One Of The Best Comedy Specials Of 2025 Is Streaming Now – And You're Not Prepared For It

When it was announced that Sarah Sherman would be joining the cast of "Saturday Night Live" ahead of season 47 as a featured player, I honestly didn't think Lorne Michaels had it in him. Sherman is staggeringly talented and one of the most effortlessly funny comedians currently working today, but she's also a certified freak [complimentary]. "SNL" was not my introduction to Sherman, and I consider myself very fortunate to have caught her as Sarah Squirm on "Helltrap Nightmare," a traveling comedy show where DIY clowning melds with hideous comedy like a creature designed by Rob Bottin of "The Thing" fame. Sherman refers to Squirm as her "unholy alter ego," but she's given her center stage for her debut HBO comedy special, "Sarah Squirm: Live + In the Flesh."

After four seasons of "SNL," Sherman is ready to introduce Squirm to the uninitiated to her "hilarious hour of bodily fluids, open-wound confessionals, and jokes that will leave scars on your soul," per the special's logline. "Sarah Squirm: Live + In the Flesh" falls far more in line with "Helltrap Nightmare" than her incessant humiliation of Colin Jost on "Weekend Update," but as she wriggles around the stage with the Pope of Trash, John Waters, serving as her stage manager, this is a show that makes good on its promise to "Go out there and remind them why God invented the barf bag." It's both a delightfully disgusting hour of comedy and a surprising breath of fresh air when comedians are selling out to appease regimes committing human rights violations or committing the unforgivable act of being ... just predictably boring.

"Sarah Squirm: Live + In the Flesh" is the furthest thing from predictable or boring, and those who only know her from "SNL" aren't prepared for her flavor of bedlam.

Sarah Squirm is delightfully disgusting

Seconds after Sarah Squirm arrives on stage, she tells the audience that she's been "blowing her back out" diarrheaing all day and refuses to apologize for actually using her butthole. If the stop-motion intro filled with glitter, slime, prosthetic guts, and a dangly eyeball didn't already set the tone, her first impression most certainly does. The following hour is an abrasive cavalcade of non-stop mayhem, roasting the audience and calling them perverts, humor rooted in self-deprecating body horror, and injecting visual artistry that looks like the mutated offspring of Screaming Mad George by way of "Pee-wee's Playhouse." DIY video projections, music cues, and special effects (including prosthetics by Izzy Galindo) ensure that the special never forgets that Squirm is the human embodiment of the twisted cartoons that dominated the early internet.

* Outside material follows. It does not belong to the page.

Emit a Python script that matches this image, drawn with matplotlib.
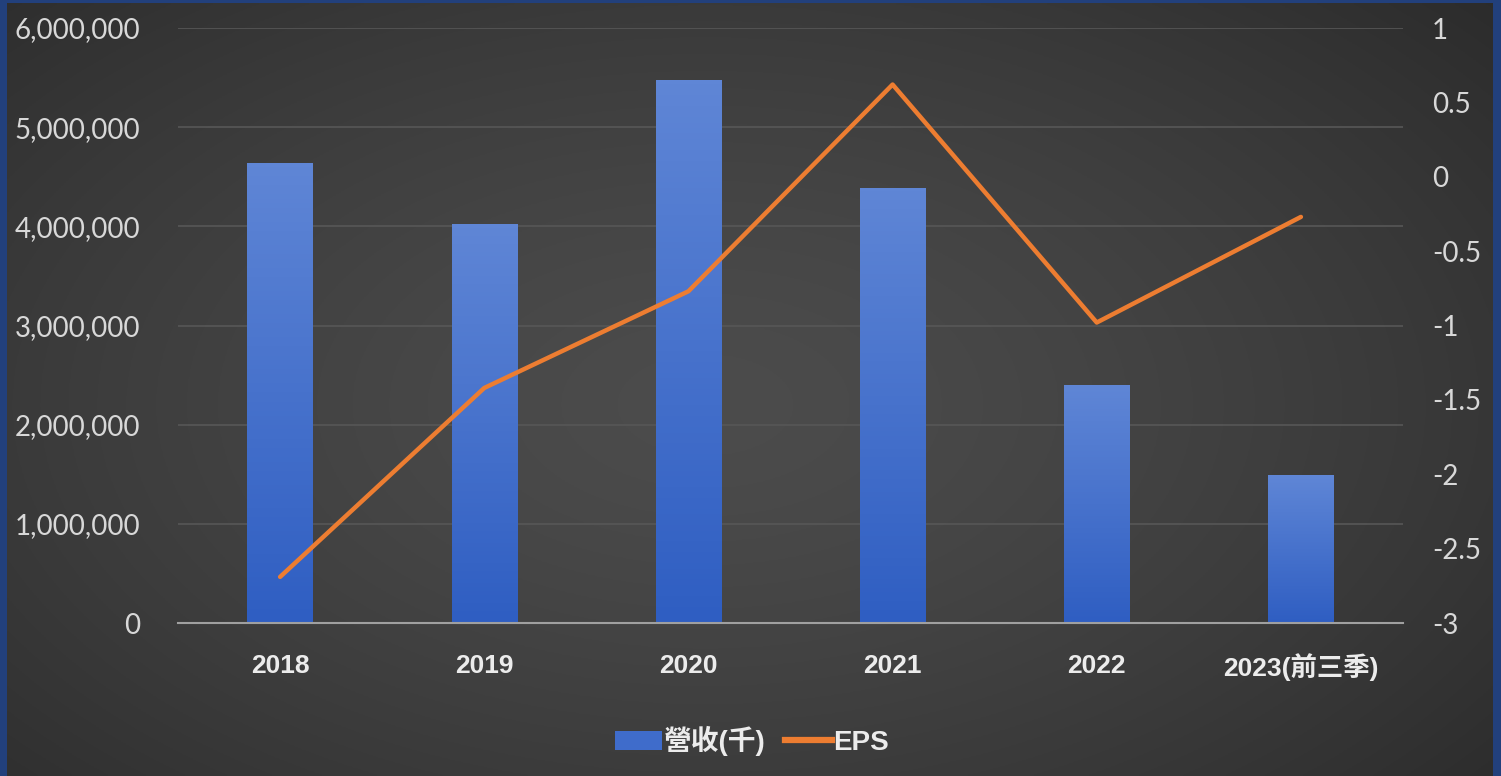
import numpy as np
import matplotlib
matplotlib.use('Agg')
import matplotlib.pyplot as plt
from matplotlib.ticker import FuncFormatter, MultipleLocator
from matplotlib.lines import Line2D
from matplotlib.patches import Patch
from matplotlib import font_manager

categories = ['2018', '2019', '2020', '2021', '2022', '2023(前三季)']
revenue = [4640000, 4020000, 5480000, 4390000, 2400000, 1490000]
eps = [-2.69, -1.42, -0.77, 0.62, -0.98, -0.27]
revenue_label = '營收(千)'
eps_label = 'EPS'

names = {f.name for f in font_manager.fontManager.ttflist}
narrow = 'Liberation Sans Narrow' in names
cat_family = ['Liberation Sans Narrow' if narrow else 'Liberation Sans', 'Noto Sans CJK TC']
cat_size = 21 if narrow else 19
num_family = ['Lato', 'DejaVu Sans']

W, H = 1501, 776
fig = plt.figure(figsize=(W / 100, H / 100), dpi=100)
fig.patch.set_facecolor('#22407c')

# background gradient panel
bg = fig.add_axes([7 / W, 0, (1493 - 7) / W, (776 - 3) / H])
bg.set_axis_off()
ny, nx = 300, 600
yy, xx = np.mgrid[0:1:ny * 1j, 0:1:nx * 1j]
r = np.sqrt(((xx - 0.47) / 0.72) ** 2 + ((yy - 0.52) / 0.80) ** 2)
v = (0x4c - (0x4c - 0x2b) * np.clip(r, 0, 1) ** 1.4) / 255.0
img = np.dstack([v, v, v])
bg.imshow(img, extent=[0, 1, 0, 1], aspect='auto', origin='upper')
bg.set_xlim(0, 1)
bg.set_ylim(0, 1)

ax = fig.add_axes([178 / W, (776 - 623) / H, (1403 - 178) / W, (623 - 28) / H])
ax.set_facecolor('none')
x = np.arange(len(categories))
bars = ax.bar(x, revenue, width=0.32, color='#4672cc', zorder=2)
grad = np.linspace(0, 1, 100)[:, None]
top_c = np.array([0x5f, 0x86, 0xd6]) / 255
bot_c = np.array([0x2f, 0x5e, 0xc2]) / 255
gimg = top_c[None, None, :] * (1 - grad[:, :, None]) + bot_c[None, None, :] * grad[:, :, None]
for b in bars:
    bx, bw, bh = b.get_x(), b.get_width(), b.get_height()
    im = ax.imshow(gimg, extent=[bx, bx + bw, 0, bh], aspect='auto', origin='upper', zorder=3)
    im.set_clip_path(b)

ax.set_xlim(-0.5, len(categories) - 0.5)
ax.set_ylim(0, 6000000)
ax.yaxis.set_major_locator(MultipleLocator(1000000))
ax.yaxis.set_major_formatter(FuncFormatter(lambda val, p: f'{int(val):,}'))
ax.grid(axis='y', color='#575757', linewidth=1.2, zorder=0)
ax.set_axisbelow(True)
for s in ['top', 'right', 'left']:
    ax.spines[s].set_visible(False)
ax.spines['bottom'].set_color('#a0a0a0')
ax.spines['bottom'].set_linewidth(1.5)
ax.spines['bottom'].set_zorder(5)
ax.set_xticks(x)
ax.set_xticklabels(categories)
ax.tick_params(axis='x', length=0, pad=22)
ax.tick_params(axis='y', length=0, pad=27)
for t in ax.get_xticklabels():
    t.set_family(cat_family)
    t.set_fontsize(cat_size)
    t.set_fontweight('bold')
    t.set_color('#ececec')
for t in ax.get_yticklabels():
    t.set_family(num_family)
    t.set_fontsize(20)
    t.set_color('#d8d8d8')

ax2 = ax.twinx()
ax2.set_ylim(-3, 1)
ax2.yaxis.set_major_locator(MultipleLocator(0.5))
ax2.yaxis.set_major_formatter(FuncFormatter(lambda val, p: f'{val:g}'))
ax2.plot(x, eps, color='#ed7d31', linewidth=3.2, solid_capstyle='round', solid_joinstyle='round', zorder=6)
for s in ax2.spines.values():
    s.set_visible(False)
ax2.tick_params(axis='y', length=0, pad=21)
for t in ax2.get_yticklabels():
    t.set_family(num_family)
    t.set_fontsize(20)
    t.set_color('#d8d8d8')

handles = [Patch(facecolor='#3f6ccb', edgecolor='none'),
           Line2D([0], [0], color='#ed7d31', linewidth=4.5)]
leg = fig.legend(handles, [revenue_label, eps_label], loc='center',
                 bbox_to_anchor=(752 / W, 1 - 741 / H), ncol=2, frameon=False,
                 prop={'family': cat_family, 'weight': 'bold', 'size': 20},
                 handlelength=1.7, handletextpad=0.05, columnspacing=0.7)
for t in leg.get_texts():
    t.set_color('#ececec')

fig.savefig('out.png', dpi=100, facecolor=fig.get_facecolor())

Looking like Paula Poundstone if she went through the Brundlefly machine with the Killer Klowns from Outer Space and whatever slime is used to make the gummy bugs in Mattel's Creepy Crawlers candymaker (or if Poundstone boned SpongeBob, as Squirm declares), Squirm unleashes an all-out assault on the senses from moment one. There's a running gag where she cues the "Seinfeld" bassline whenever she unloads an old-school one-liner that's funnier than anything Jerry Seinfeld has done in 30 years, and there are pre-recorded videos scattered throughout that are so gleefully repulsive and horrifying that it's hard not to fall in love with whatever is wrong with her. The fact that HBO isn't sending out Odorama cards (a la John Waters' "Polyester") feels like a missed opportunity to complete the sensory nightmare she and director Cody Critcheloe have created.

Sarah Squirm embraces how gross humans actually are

Wading through her maximalist psychosexual funhouse with glitter glued to her face, Sarah Squirm is never drowned out by the circus of her own making because her material hits just as hard as the spectacle. Sherman detonates the limitations of what a stand-up special can be, dropping feral albeit sneakily incisive bits about everything from buttholes to the medieval torture ritual known as the mammogram to gleefully tormenting the "highest member of the audience." Even her politics crackle with mischief: "I'm a cool Jew. I believe in a free Palestine ... Of course I do, I'm Jewish, and it's free."

A trend has emerged over the last 20 years or so where, for women comedians to be "taken seriously," their material often features a requisite section of self-deprecating humor (usually about their sexual exploits or the grotesquerie of menstruation), but absolutely no one is doing it like Sarah Squirm. There's a big difference between playfully ribbing about how many people you've slept with and graphically waxing poetic about the roughness of a clitoral hood. No matter how far she pushes the boundaries and how loudly the audience roars in disgust, the revolting honesty of Squirm's descriptions (and depictions) of "weird genitalia," body hair, and physical functions is mesmerizing. Her special will undoubtedly skeeve out normies but draw in sickos like maggots to a pile of garbage sitting out in the sun. I call dibs on the rotting "Meat By the Foot."

"Sarah Squirm: Live + In The Flesh" premieres on HBO on December 12, 2025, at 9 PM ET, and will be available to stream on HBO Max the same day.